» **Request**:
Take the listing from its first line through the line that contains "import seaborn as sns" and please retype those lines exactly, leaving out the pictures.

=-=-=-=-=

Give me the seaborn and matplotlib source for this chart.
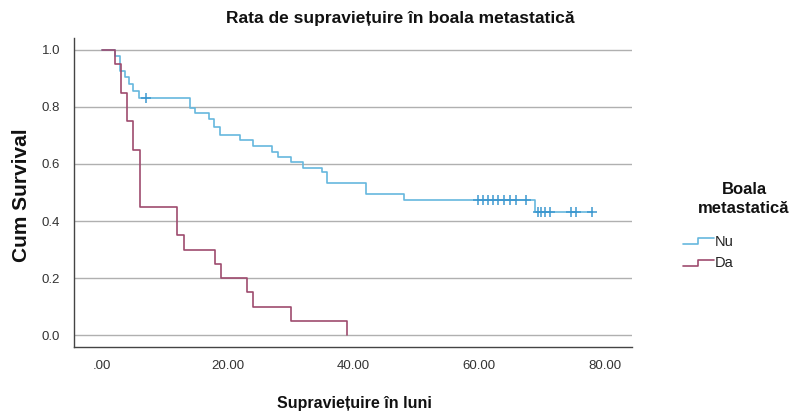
import numpy as np
import pandas as pd
import matplotlib
matplotlib.use("Agg")
import matplotlib.pyplot as plt
from matplotlib.lines import Line2D
from matplotlib.legend_handler import HandlerBase
import seaborn as sns

# ---------------- data ----------------
groups = ["Nu", "Da"]

nu_times = [0, 2, 2.8, 3.6, 4.3, 5, 5.9, 14, 14.8, 17, 17.8, 18.8, 22, 24, 27, 28,
            30, 32, 35, 35.8, 42, 48, 68.8, 78]
nu_surv = [1.0, 0.98, 0.925, 0.905, 0.88, 0.855, 0.833, 0.795, 0.779, 0.758, 0.73,
           0.703, 0.684, 0.663, 0.643, 0.626, 0.606, 0.587, 0.573, 0.532, 0.494,
           0.474, 0.433, 0.433]
nu_censored = [7, 59.8, 60.6, 61.4, 62.2, 63, 64, 64.9, 65.9, 67.5,
               69.3, 69.8, 70.5, 71.3, 74.6, 75.4, 78]

da_times = [0, 2, 3, 4, 5, 6, 12, 13, 18, 19, 23, 24, 30, 39]
da_surv = [1.0, 0.95, 0.85, 0.75, 0.65, 0.45, 0.35, 0.30, 0.25, 0.20, 0.15, 0.10,
           0.05, 0.0]

y_ticks = [0.0, 0.2, 0.4, 0.6, 0.8, 1.0]
y_tick_labels = ["0.0", "0.2", "0.4", "0.6", "0.8", "1.0"]
x_ticks = [0, 20, 40, 60, 80]
x_tick_labels = [".00", "20.00", "40.00", "60.00", "80.00"]

title = "Rata de supraviețuire în boala metastatică"
x_label = "Supraviețuire în luni"
y_label = "Cum Survival"
legend_title = "Boala\nmetastatică"

# ---------------- style ----------------
sns.set_theme(style="white")
plt.rcParams["font.family"] = ["Liberation Sans", "DejaVu Sans"]

c_nu = "#66b8de"
c_nu_mark = "#3d98d0"
c_da = "#9e4b6e"

steps = pd.concat([
    pd.DataFrame({"group": "Nu", "t": nu_times, "S": nu_surv}),
    pd.DataFrame({"group": "Da", "t": da_times, "S": da_surv}),
], ignore_index=True)

nu_t = np.asarray(nu_times)
nu_s = np.asarray(nu_surv)
cens_s = nu_s[np.searchsorted(nu_t, nu_censored, side="right") - 1]
cens = pd.DataFrame({"t": nu_censored, "S": cens_s})

W, H = 793, 419
fig = plt.figure(figsize=(W / 100, H / 100), dpi=100)
ax_l, ax_r, ax_b, ax_t = 74, 632, 347, 38
ax = fig.add_axes([ax_l / W, 1 - ax_b / H, (ax_r - ax_l) / W, (ax_b - ax_t) / H])

sns.lineplot(data=steps, x="t", y="S", hue="group", hue_order=groups,
             palette={"Nu": c_nu, "Da": c_da}, drawstyle="steps-post",
             estimator=None, sort=False, linewidth=1.2, legend=False, ax=ax)
sns.scatterplot(data=cens, x="t", y="S", marker="+", s=50, color=c_nu_mark,
                linewidth=1.1, legend=False, ax=ax, zorder=4)

ax.set_xlim(-4.45, 84.3)
ax.set_ylim(-0.042, 1.042)
ax.set_yticks(y_ticks)
ax.set_yticklabels(y_tick_labels)
ax.set_xticks(x_ticks)
ax.set_xticklabels(x_tick_labels)
ax.tick_params(axis="both", length=0, labelsize=9.5, labelcolor="#333333")
ax.tick_params(axis="y", pad=10)
ax.tick_params(axis="x", pad=9)
ax.yaxis.grid(True, color="#b0b0b0", linewidth=1.0)
ax.xaxis.grid(False)
ax.set_axisbelow(True)
for s in ["top", "right"]:
    ax.spines[s].set_visible(False)
for s in ["left", "bottom"]:
    ax.spines[s].set_color("#444444")
    ax.spines[s].set_linewidth(1.0)
ax.set_xlabel("")
ax.set_ylabel("")

fig.text(400 / W, 1 - 18 / H, title, ha="center", va="center",
         fontsize=12.5, fontweight="bold", color="#111111")
fig.text(354 / W, 1 - 403 / H, x_label, ha="center", va="center",
         fontsize=11.5, fontweight="bold", color="#111111")
fig.text(22 / W, 1 - 195 / H, y_label, ha="center", va="center", rotation=90,
         fontsize=15, fontweight="bold", color="#111111")
fig.text(744 / W, 1 - 199 / H, legend_title, ha="center", va="center",
         multialignment="center", fontsize=12, fontweight="bold",
         color="#111111", linespacing=1.3)


class StepHandler(HandlerBase):
    def create_artists(self, legend, orig_handle, xdescent, ydescent, width,
                       height, fontsize, trans):
        x0 = -xdescent
        xm = x0 + width * 0.5
        xs = [x0, xm, xm, x0 + width]
        lo = -ydescent + height * 0.15
        hi = -ydescent + height * 0.75
        ys = [lo, lo, hi, hi]
        ln = Line2D(xs, ys, color=orig_handle.get_color(),
                    linewidth=orig_handle.get_linewidth(), transform=trans)
        return [ln]


handles = [Line2D([], [], color=c_nu, lw=1.2), Line2D([], [], color=c_da, lw=1.2)]
leg = fig.legend(handles, groups, loc="upper left",
                 bbox_to_anchor=(683 / W, 1 - 235 / H), frameon=False,
                 fontsize=10.5, borderpad=0, borderaxespad=0, handlelength=2.1,
                 handletextpad=0.1, labelspacing=0.5,
                 handler_map={Line2D: StepHandler()})
for t in leg.get_texts():
    t.set_color("#222222")

fig.savefig("out.png", dpi=100, facecolor="white")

=-=-=-=-=

» **Answer to the task**:
Give me the seaborn and matplotlib source for this chart.
import numpy as np
import pandas as pd
import matplotlib
matplotlib.use("Agg")
import matplotlib.pyplot as plt
from matplotlib.lines import Line2D
from matplotlib.legend_handler import HandlerBase
import seaborn as sns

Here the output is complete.